Wa Wa Wa

On Spicy Food and Being a Responsible Adult

Yesterday I visited a few friends.

One of them is obsessed with what we call ×2 noodles and their spicier ×3 noodles cousin. These are extremely spicy - ×2 is 8,800 Scoville units, ×3 is 13,200 Scoville units. They're also illegal in Denmark.

As this friend does, the meeting felt like an event. He photographed everything, they made food for those who didn't want to sacrifice their tongues, some came with their kids - it was a fun evening. This was important for me - because my girlfriend has COVID, I worked from home to help around and be available this whole week. Other than clerks at shops, this was my first face to face social interaction this week.

Back to spicy stuff - I, knowing my limit, asked for the measly ×2 noodles, while the rest of those who participated went for the ×3, the brave souls. I don't know how they did it - my meal was spicy!

After taking a few bites, and with the risk of this coming back to me for the rest of my life, I stopped eating - for me this level of spicy was more painful than it was fun.

Younger me would've tried to complete this challenge. Younger me would've a better story to tell, and a feeling of accomplishment. He wouldn't, however, have a feeling of his tongue for a while afterwards. Adult me was responsible enough to understand that this test of endurance proves nothing significant, that I wouldn't want to suffer the effects of eating too much spicy stuff, that it's okay to stop if I'm suffering, and that I could live with the results.
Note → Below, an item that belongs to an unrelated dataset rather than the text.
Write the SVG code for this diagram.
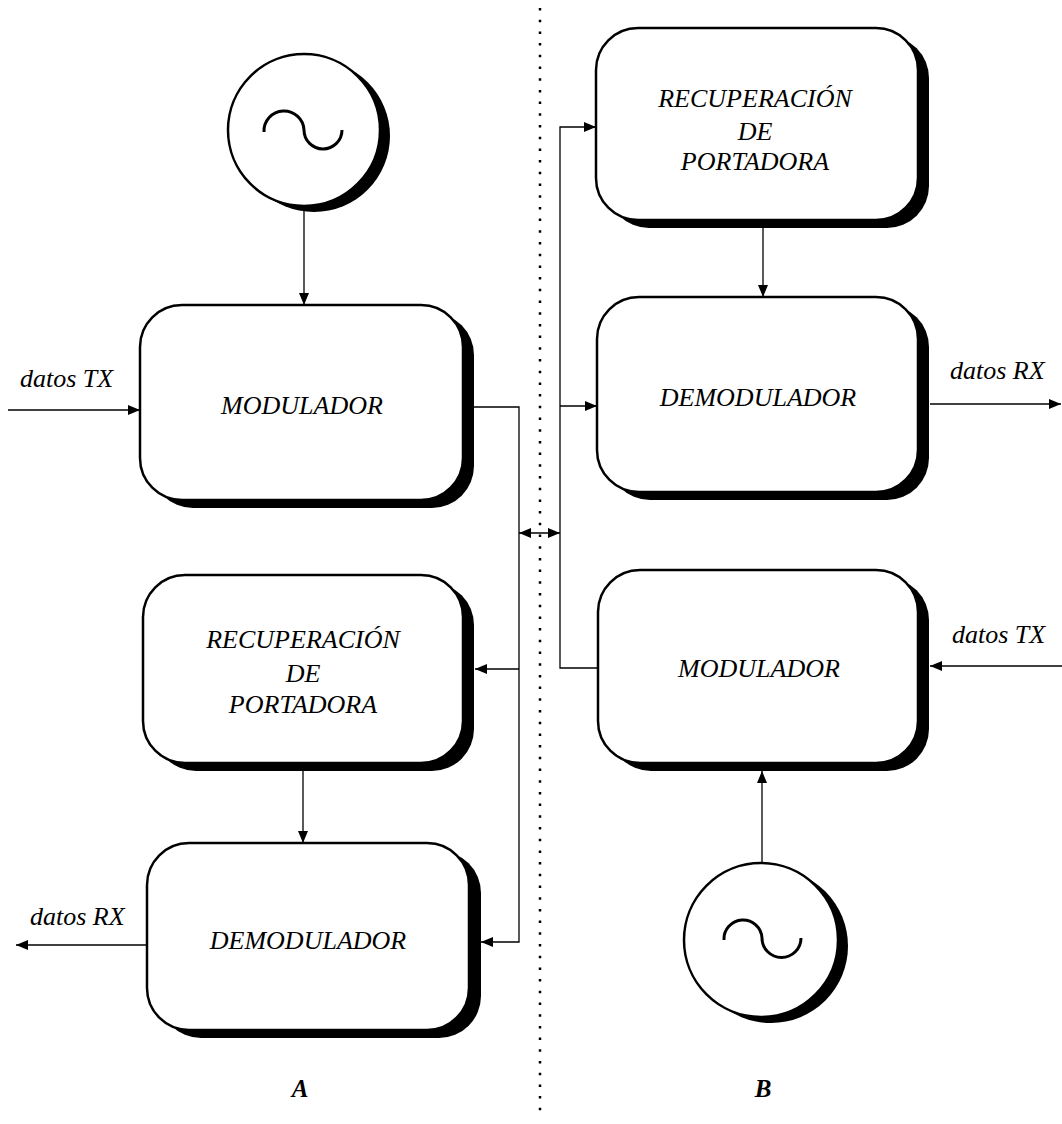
<svg xmlns="http://www.w3.org/2000/svg" width="1062" height="1124" viewBox="0 0 1062 1124">
<style>
.box{fill:#fff;stroke:#000;stroke-width:2.5}
.sh{fill:#000}
.lbl{font-family:"Liberation Serif","Times New Roman",serif;font-style:italic;font-size:26px;fill:#000}
.mid{text-anchor:middle}
.ln{fill:none;stroke:#000;stroke-width:1.3}
.sine{fill:none;stroke:#000;stroke-width:3}
.ab{font-family:"Liberation Serif","Times New Roman",serif;font-style:italic;font-weight:bold;font-size:25px;text-anchor:middle}
</style>
<defs>
<marker id="ar" markerUnits="userSpaceOnUse" markerWidth="12" markerHeight="10" viewBox="0 0 12 10" refX="12" refY="5" orient="auto-start-reverse">
<path d="M0,0 L12,5 L0,10 z" fill="#000"/>
</marker>
</defs>
<rect width="1062" height="1124" fill="#fff"/>
<line x1="540" y1="8" x2="540" y2="1115" stroke="#000" stroke-width="2.5" stroke-dasharray="2.5 9.2"/>

<g id="osc-A">
<circle cx="314" cy="136" r="76" class="sh"/>
<circle cx="304" cy="130" r="76" class="box"/>
<path class="sine" d="M264,132 A20,20 0 0 1 304,130 A19,19 0 0 0 342,130"/>
</g>
<g id="mod-A">
<rect x="151" y="313" width="323" height="195" rx="42" class="sh"/>
<rect x="140" y="305" width="323" height="195" rx="42" class="box"/>
<text x="302" y="414" class="lbl mid">MODULADOR</text>
</g>
<g id="rec-A">
<rect x="154" y="583" width="320" height="188" rx="42" class="sh"/>
<rect x="143" y="575" width="320" height="188" rx="42" class="box"/>
<text x="303" y="648" class="lbl mid">RECUPERACIÓN</text>
<text x="303" y="682" class="lbl mid">DE</text>
<text x="303" y="713" class="lbl mid">PORTADORA</text>
</g>
<g id="dem-A">
<rect x="159" y="851" width="322" height="187" rx="42" class="sh"/>
<rect x="147" y="843" width="322" height="187" rx="42" class="box"/>
<text x="308" y="949" class="lbl mid">DEMODULADOR</text>
</g>
<g id="rec-B">
<rect x="607" y="36" width="322" height="192" rx="42" class="sh"/>
<rect x="596" y="28" width="322" height="192" rx="42" class="box"/>
<text x="755" y="107" class="lbl mid">RECUPERACIÓN</text>
<text x="755" y="140" class="lbl mid">DE</text>
<text x="755" y="170" class="lbl mid">PORTADORA</text>
</g>
<g id="dem-B">
<rect x="608" y="305" width="321" height="195" rx="42" class="sh"/>
<rect x="597" y="297" width="321" height="195" rx="42" class="box"/>
<text x="758" y="406" class="lbl mid">DEMODULADOR</text>
</g>
<g id="mod-B">
<rect x="609" y="578" width="320" height="193" rx="42" class="sh"/>
<rect x="598" y="570" width="320" height="193" rx="42" class="box"/>
<text x="759" y="677" class="lbl mid">MODULADOR</text>
</g>
<g id="osc-B">
<circle cx="771" cy="946" r="77" class="sh"/>
<circle cx="761" cy="940" r="77" class="box"/>
<path class="sine" d="M724,940 A19,19 0 0 1 762,938 A19.5,19.5 0 0 0 801,938"/>
</g>

<g id="connectors">
<line class="ln" x1="304" y1="206" x2="304" y2="305" marker-end="url(#ar)"/>
<line class="ln" x1="8" y1="410" x2="140" y2="410" marker-end="url(#ar)"/>
<polyline class="ln" points="474,407 519,407 519,942 481,942" marker-end="url(#ar)"/>
<line class="ln" x1="519" y1="669" x2="475" y2="669" marker-end="url(#ar)"/>
<line class="ln" x1="303" y1="771" x2="303" y2="843" marker-end="url(#ar)"/>
<line class="ln" x1="147" y1="945" x2="16" y2="945" marker-end="url(#ar)"/>
<polyline class="ln" points="598,668 560,668 560,127 596,127" marker-end="url(#ar)"/>
<line class="ln" x1="560" y1="406" x2="597" y2="406" marker-end="url(#ar)"/>
<line class="ln" x1="519" y1="533" x2="560" y2="533" marker-start="url(#ar)" marker-end="url(#ar)"/>
<line class="ln" x1="763" y1="228" x2="763" y2="297" marker-end="url(#ar)"/>
<line class="ln" x1="930" y1="404" x2="1061" y2="404" marker-end="url(#ar)"/>
<line class="ln" x1="1062" y1="666" x2="930" y2="666" marker-end="url(#ar)"/>
<line class="ln" x1="762" y1="863" x2="762" y2="771" marker-end="url(#ar)"/>
</g>

<text x="20" y="387" class="lbl">datos TX</text>
<text x="30" y="925" class="lbl">datos RX</text>
<text x="950" y="379" class="lbl">datos RX</text>
<text x="952" y="643" class="lbl">datos TX</text>
<text x="300" y="1097" class="ab">A</text>
<text x="763" y="1097" class="ab">B</text>
</svg>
When we were younger, the friend who organized this event, a few friends and me participated in an 18 hours movie marathon (that same friend is to blame for this too). The friend and I were the only ones who survived all of the movies without falling asleep. The whole ordeal provided me with a good story and a sense of achievement (even if it's a very unimportant one). I always wanted to try to do another movie marathon like this, knowing that most chances that, being older now, we wouldn't succeed. Now I know that, even if I'll fall asleep in such an event, I'll probably be okay with it.